Haberkorn Honors Mother, Breast Cancer Survivor, in Ink
By Jordan Stepp. Cal Athletic Communications
October is a very special month to a vast majority of people. October represents breast cancer awareness month and so many are affected by this horrible disease. One of those affected is Cal men’s soccer sophomore defender Trevor Haberkorn, whose mother, Patty, was diagnosed with breast cancer on May 12, 2008. That day changed everything for Trevor and his family.
“I could tell you exactly when it happened,” Haberkorn said of hearing about his mother’s diagnosis. “I was with my brother upstairs playing Xbox and our parents called us down, and I could just see my mom crying on the couch. My dad had to speak for her and we were all just in shock. It’s tough to hear that and as strong as she is, she was so emotional and I lost it too. It was the hardest thing to hear; I was just a kid then in middle school. I really didn’t know what to say at the time.”
So many can relate to this very moment, and each of those can harken back to that terrifying time when either they or a loved one was delivered this earth-shattering news. By the age of 16, Haberkorn knew he wanted to do something big to honor his mother and her strength. This semester, he made that a reality by getting “V XII MMVIII” tattooed on his forearm.
“I’ve always wanted to do something for her because she has always done so much for me,” he said. “I thought this was a great thing to have and she loves it.”
The roman numerals signify that date, May 12, 2008. The fact that it is permanent carries a lot of meaning for the Keller, Texas native. Being away from his mother and family has been a difficult adjustment for the sophomore in Berkeley, and being able to have this piece of his mother with him at all times is a very big component of Trevor.
Haberkorn speaks happily about Patty, as well as their relationship, remarking how he “couldn’t be happier to have such an inspiring woman in my life.” The fact that Patty and a large contingency of the Haberkorn family will be in town this weekend for the UCLA and San Diego State matches at Edwards Stadium is just icing on the cake. He credits his mom for helping to keep their family together and trumpets her always positive attitude.
“She is my biggest supporter, by far,” he said. “Back in 2008 when this all happened, it really changed me and I knew that I could possibly lose her, so I fought so much harder on the field and in school. My biggest thing was just trying to make her proud because she fought so hard for us at home, getting things for us. I still want to make her proud to this day. Having her here during her recovery to be able to just hang out is going to be awesome.”

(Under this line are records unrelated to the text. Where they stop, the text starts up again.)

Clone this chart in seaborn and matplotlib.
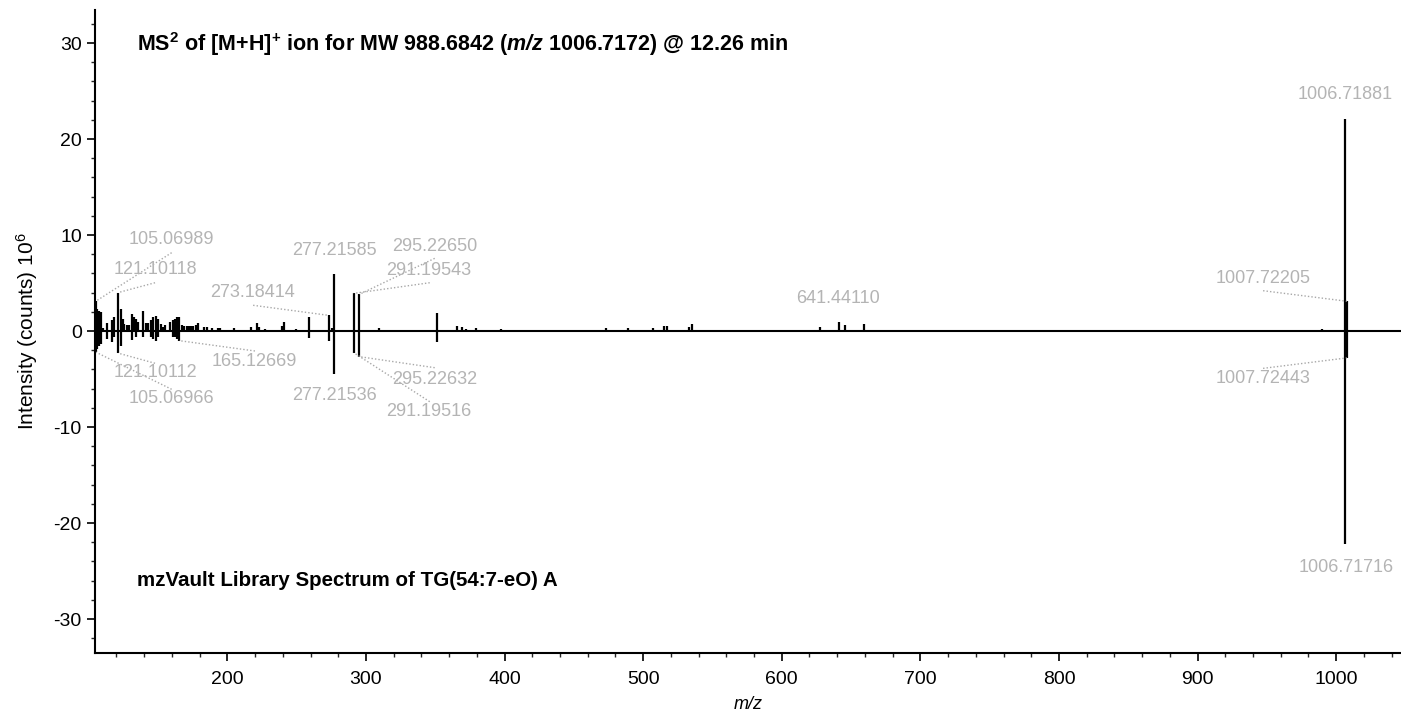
import matplotlib
matplotlib.use("Agg")
import matplotlib.pyplot as plt
import numpy as np
import pandas as pd
import seaborn as sns
from matplotlib.ticker import MultipleLocator

# measured spectrum (top, intensity in 10^6 counts)
top_mz = [105.07, 106.2, 107.4, 108.8, 110.5, 112.9, 116.5, 118.2, 121.10, 123.0,
          124.5, 125.7, 127.3, 129.3, 131.0, 132.4, 133.8, 135.8, 138.9, 141.1,
          143.0, 144.7, 146.6, 148.3, 150.0, 151.9, 153.8, 155.2, 158.6, 160.5,
          162.2, 163.9, 165.13, 167.0, 168.7, 170.6, 172.3, 173.8, 175.5, 177.4,
          178.6, 183.1, 185.1, 188.7, 193.0, 194.7, 205.0, 217.1, 221.2, 223.1,
          227.2, 239.2, 241.1, 249.3, 259.1, 273.18, 275.3, 277.22, 291.20, 295.23,
          309.4, 351.3, 365.5, 369.4, 372.2, 379.4, 397.2, 473.1, 489.3, 507.4,
          515.3, 517.2, 533.3, 535.3, 627.6, 641.44, 645.5, 659.5, 990.0, 1006.72,
          1007.72]
top_int = [3.1, 2.26, 2.08, 2.0, 0.35, 0.87, 1.15, 1.46, 4.0, 2.3,
           1.3, 0.73, 0.63, 0.63, 1.8, 1.5, 1.3, 0.97, 2.08, 0.8,
           0.8, 1.15, 1.42, 1.56, 1.3, 0.73, 0.45, 0.63, 0.97, 1.15,
           1.3, 1.42, 1.5, 0.63, 0.52, 0.52, 0.52, 0.49, 0.49, 0.59,
           0.8, 0.45, 0.45, 0.35, 0.35, 0.35, 0.31, 0.38, 0.8, 0.45,
           0.24, 0.52, 0.97, 0.24, 1.46, 1.63, 0.3, 5.94, 3.92, 3.82,
           0.33, 1.86, 0.54, 0.42, 0.2, 0.3, 0.24, 0.31, 0.35, 0.35,
           0.56, 0.49, 0.42, 0.7, 0.45, 0.95, 0.65, 0.73, 0.24, 22.1,
           3.1]

# library spectrum (drawn mirrored below the axis)
lib_mz = [105.07, 106.2, 107.4, 108.8, 112.9, 116.5, 118.2, 121.10, 123.0, 131.0,
          133.8, 138.9, 144.7, 146.6, 148.3, 150.0, 160.5, 162.2, 163.9, 165.13,
          259.1, 273.2, 277.22, 291.20, 295.23, 351.3, 1006.72, 1007.72]
lib_int = [2.2, 1.9, 1.6, 1.4, 0.87, 1.1, 0.66, 2.3, 1.6, 0.94,
           0.66, 0.6, 0.66, 0.87, 1.0, 0.66, 0.6, 0.66, 0.87, 1.0,
           0.76, 1.0, 4.48, 2.26, 2.67, 1.18, 22.2, 2.8]

# peak annotations
top_labels = ["105.06989", "121.10118", "273.18414", "277.21585", "295.22650",
              "291.19543", "641.44110", "1006.71881", "1007.72205"]
lib_labels = ["121.10112", "105.06966", "165.12669", "277.21536", "295.22632",
              "291.19516", "1007.72443", "1006.71716"]

# label layout: (text x, text y, leader start x, leader start y)
top_layout = [(159.5, 9.55, 159.8, 8.16), (147.8, 6.43, 147.8, 5.03),
              (218.1, 3.99, 218.6, 2.68), (277.0, 8.36, None, None),
              (349.4, 8.85, 349.6, 7.57), (345.3, 6.28, 346.0, 5.03),
              (640.4, 3.4, None, None), (1006.2, 24.6, None, None),
              (947.1, 5.49, 947.3, 4.2)]
lib_layout = [(147.8, -4.34, 147.8, -3.36), (159.5, -7.0, 159.8, -6.07),
              (219.6, -3.2, 219.9, -2.08), (277.0, -6.67, None, None),
              (349.4, -5.03, 349.6, -3.82), (345.3, -8.4, 346.0, -7.36),
              (947.1, -4.93, 947.3, -3.89), (1007.0, -24.6, None, None)]

sns.set_style("ticks")
plt.rcParams["font.family"] = ["Liberation Sans", "DejaVu Sans"]
plt.rcParams["text.color"] = "black"
plt.rcParams["axes.labelcolor"] = "black"
plt.rcParams["axes.unicode_minus"] = False
plt.rcParams["mathtext.fontset"] = "custom"
plt.rcParams["mathtext.rm"] = "Liberation Sans"
plt.rcParams["mathtext.it"] = "Liberation Sans:italic"
plt.rcParams["mathtext.bf"] = "Liberation Sans:bold"
try:
    plt.rcParams["mathtext.bfit"] = "Liberation Sans:italic:bold"
    mz_tex = r"$\mathbfit{m/z}$"
except KeyError:
    mz_tex = r"$\mathit{m/z}$"

fig = plt.figure(figsize=(14.01, 7.17), dpi=100)
ax = fig.add_axes([95 / 1401, 64 / 717, 1306 / 1401, 643 / 717])

top = pd.DataFrame({"mz": top_mz, "intensity": top_int})
lib = pd.DataFrame({"mz": lib_mz, "intensity": lib_int})

ax.vlines(top["mz"], 0, top["intensity"], color="black", lw=1.6)
ax.vlines(lib["mz"], 0, -lib["intensity"], color="black", lw=1.6)
ax.axhline(0, color="black", lw=1.5, zorder=3)

label_color = "#b4b4b4"
lead_color = "#a8a8a8"


def annotate(labels, layout, df, sign):
    for text, (tx, ty, lx, ly) in zip(labels, layout):
        ax.text(tx, ty, text, ha="center", va="center", color=label_color, fontsize=13)
        if lx is None:
            continue
        peak = df.iloc[(df["mz"] - float(text)).abs().argmin()]
        ax.plot([lx, peak["mz"]], [ly, sign * peak["intensity"]],
                color=lead_color, lw=1.0, ls=(0, (1, 1.5)))


annotate(top_labels, top_layout, top, 1)
annotate(lib_labels, lib_layout, lib, -1)

title = (r"MS$^{\mathbf{2}}$ of [M+H]$^{\mathbf{+}}$ ion for MW 988.6842 ("
         + mz_tex + " 1006.7172) @ 12.26 min")
ax.text(0.032, 29.9, title, transform=ax.get_yaxis_transform(),
        fontsize=15.5, fontweight="bold", va="center", ha="left")
ax.text(0.032, -26.0, "mzVault Library Spectrum of TG(54:7-eO) A",
        transform=ax.get_yaxis_transform(),
        fontsize=14.8, fontweight="bold", va="center", ha="left")

ax.set_xlim(104.5, 1046.8)
ax.set_ylim(-33.54, 33.44)
ax.xaxis.set_major_locator(MultipleLocator(100))
ax.xaxis.set_minor_locator(MultipleLocator(20))
ax.yaxis.set_major_locator(MultipleLocator(10))
ax.yaxis.set_minor_locator(MultipleLocator(2))
ax.tick_params(which="major", direction="out", length=6, width=1.2, labelsize=14,
               colors="black")
ax.tick_params(which="minor", direction="out", length=3, width=1.0)
ax.tick_params(axis="x", which="major", pad=7)

ax.set_xlabel("m/z", fontstyle="italic", fontsize=13, labelpad=6)
ax.set_ylabel(r"Intensity (counts) 10$^{6}$", fontsize=15, labelpad=10)

sns.despine(ax=ax)
for side in ["left", "bottom"]:
    ax.spines[side].set_linewidth(1.5)
    ax.spines[side].set_color("black")

fig.savefig("out.png", dpi=100)
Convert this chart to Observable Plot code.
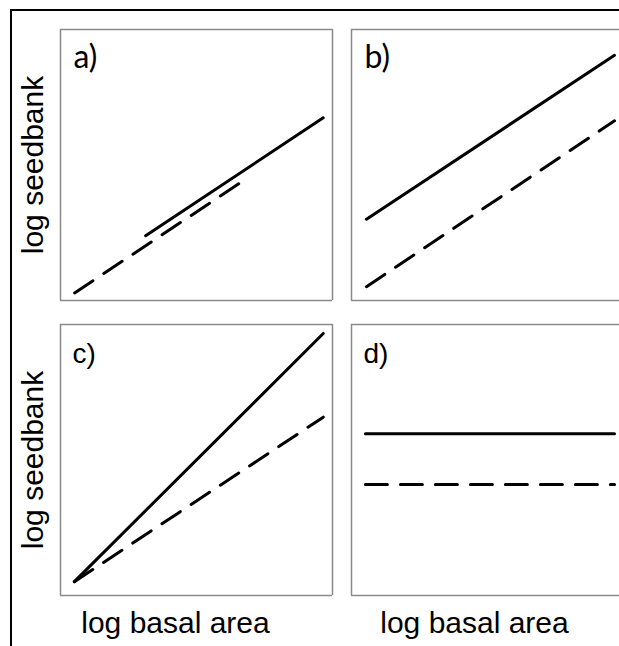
<!DOCTYPE html>
<html>
<head>
<meta charset="utf-8">
<script src="https://cdn.jsdelivr.net/npm/d3@7"></script>
<script src="https://cdn.jsdelivr.net/npm/@observablehq/plot@0.6"></script>
<style>
  html, body { margin: 0; padding: 0; background: #fff; overflow: hidden; width: 619px; height: 646px; }
  #outer { position: absolute; left: 10px; top: 9px; width: 700px; height: 700px;
           border-left: 2px solid #000; border-top: 2px solid #000; }
  #chart { position: absolute; left: 0; top: 0; }
</style>
</head>
<body>
<div id="outer"></div>
<div id="chart"></div>
<script>
// Panel layout and labels
const panelLabels = ["a)", "b)", "c)", "d)"];
const panelRow = [0, 0, 1, 1];
const panelCol = [0, 1, 0, 1];
const yLabel = "log seedbank";
const xLabel = "log basal area";

// Normalised (0–1) line endpoints: [x, y]
const solidStart  = [[0.313, 0.239], [0.055, 0.300], [0.051, 0.051], [0.051, 0.597]];
const solidEnd    = [[0.966, 0.674], [0.967, 0.905], [0.966, 0.967], [0.967, 0.597]];
const dashedStart = [[0.052, 0.028], [0.055, 0.051], [0.051, 0.051], [0.051, 0.410]];
const dashedEnd   = [[0.668, 0.439], [0.967, 0.663], [0.966, 0.658], [0.967, 0.410]];

const lines = [];
panelLabels.forEach((p, i) => {
  for (const [series, s, e] of [["solid", solidStart[i], solidEnd[i]], ["dashed", dashedStart[i], dashedEnd[i]]]) {
    lines.push({panel: p, row: panelRow[i], col: panelCol[i], series, x: s[0], y: s[1]});
    lines.push({panel: p, row: panelRow[i], col: panelCol[i], series, x: e[0], y: e[1]});
  }
});
const panels = panelLabels.map((p, i) => ({panel: p, row: panelRow[i], col: panelCol[i]}));
const frameStyle = {stroke: "#8a8a8a", strokeWidth: 1.5};

const chart = Plot.plot({
  width: 640,
  height: 646,
  marginLeft: 60,
  marginRight: 17,
  marginTop: 28,
  marginBottom: 50,
  x: {domain: [0, 1], axis: null},
  y: {domain: [0, 1], axis: null},
  fx: {paddingInner: 0.0653, paddingOuter: 0, axis: null},
  fy: {paddingInner: 0.081, paddingOuter: 0, axis: null},
  marks: [
    // panel boxes (right edge of the right-hand column is cropped off the figure)
    Plot.ruleY(panels, {fx: "col", fy: "row", y: () => 0, ...frameStyle}),
    Plot.ruleY(panels, {fx: "col", fy: "row", y: () => 1, ...frameStyle}),
    Plot.ruleX(panels, {fx: "col", fy: "row", x: () => 0, ...frameStyle}),
    Plot.ruleX(panels.filter(d => d.col === 0), {fx: "col", fy: "row", x: () => 1, ...frameStyle}),
    Plot.line(lines.filter(d => d.series === "solid"), {
      x: "x", y: "y", z: "panel", fx: "col", fy: "row",
      stroke: "#000", strokeWidth: 3, strokeLinecap: "round"
    }),
    Plot.line(lines.filter(d => d.series === "dashed"), {
      x: "x", y: "y", z: "panel", fx: "col", fy: "row",
      stroke: "#000", strokeWidth: 3, strokeLinecap: "round", strokeDasharray: "22,13"
    }),
    Plot.text(panels.filter(d => d.row === 0), {
      fx: "col", fy: "row", text: "panel", frameAnchor: "top-left",
      textAnchor: "start", lineAnchor: "bottom", dx: 13, dy: 38,
      fontSize: 32, fontFamily: "Lato, sans-serif", fill: "#000"
    }),
    Plot.text(panels.filter(d => d.row === 1), {
      fx: "col", fy: "row", text: "panel", frameAnchor: "top-left",
      textAnchor: "start", lineAnchor: "bottom", dx: 12, dy: 38,
      fontSize: 28, fontFamily: "Liberation Sans, Arial, sans-serif", fill: "#000"
    }),
    Plot.text(panels.filter(d => d.col === 0), {
      fx: "col", fy: "row", text: () => yLabel, frameAnchor: "left",
      rotate: -90, textAnchor: "middle", lineAnchor: "bottom", dx: -18,
      fontSize: 30, fontFamily: "Liberation Sans, Arial, sans-serif", fill: "#000"
    }),
    Plot.text(panels.filter(d => d.row === 1 && d.col === 0), {
      fx: "col", fy: "row", text: () => xLabel, frameAnchor: "bottom",
      textAnchor: "middle", lineAnchor: "bottom", dy: 37, dx: -21,
      fontSize: 30, fontFamily: "Liberation Sans, Arial, sans-serif", fill: "#000"
    }),
    Plot.text(panels.filter(d => d.row === 1 && d.col === 1), {
      fx: "col", fy: "row", text: () => xLabel, frameAnchor: "bottom",
      textAnchor: "middle", lineAnchor: "bottom", dy: 37, dx: -13,
      fontSize: 30, fontFamily: "Liberation Sans, Arial, sans-serif", fill: "#000"
    })
  ]
});
chart.style.background = "transparent";
chart.style.maxWidth = "none";
document.getElementById("chart").appendChild(chart);
</script>
</body>
</html>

Trevor recalls the little things from his childhood as being the most important when it comes to his mom. Whether it is coming home to her “fantastic, top-notch” sour cream chicken enchiladas (to which he claims his roommates can attest), going out to dinner with his family, or going out to grab some ice cream, these are the comforts that Trevor has and still does enjoy.
Haberkorn also recalls one more of those little things that mean the most about his mom: “Another is her just maybe coming in and giving me a kiss good night after she was already in bed, just because she felt the need to do that. I wish I could have her here (in Berkeley), but it means that much more to me now.”
The month of October brings to light awareness about the struggle that so many go through with this disease, and to Trevor, helping raise that awareness is something that is very near and dear to him.
“It definitely means a lot to me. I wish I could get some pink shoes, pink socks or a pink jersey. But just to have this (tattoo) and having her in my life means the most to me. Having a month that is for her is great because back in the day, I wouldn’t have probably thought of October as anything special, and now that this has happened to her and I know what it is like, it’s different. I have met plenty of people that have it as well, so it means a lot.”
To those others affected by breast cancer, or other similar afflictions, Trevor maintains that his family being there for Patty during the hardest times is and was crucial, “If someone you know is going through it, you just have to be there for them because that’s what they need most – (their) family and friends.”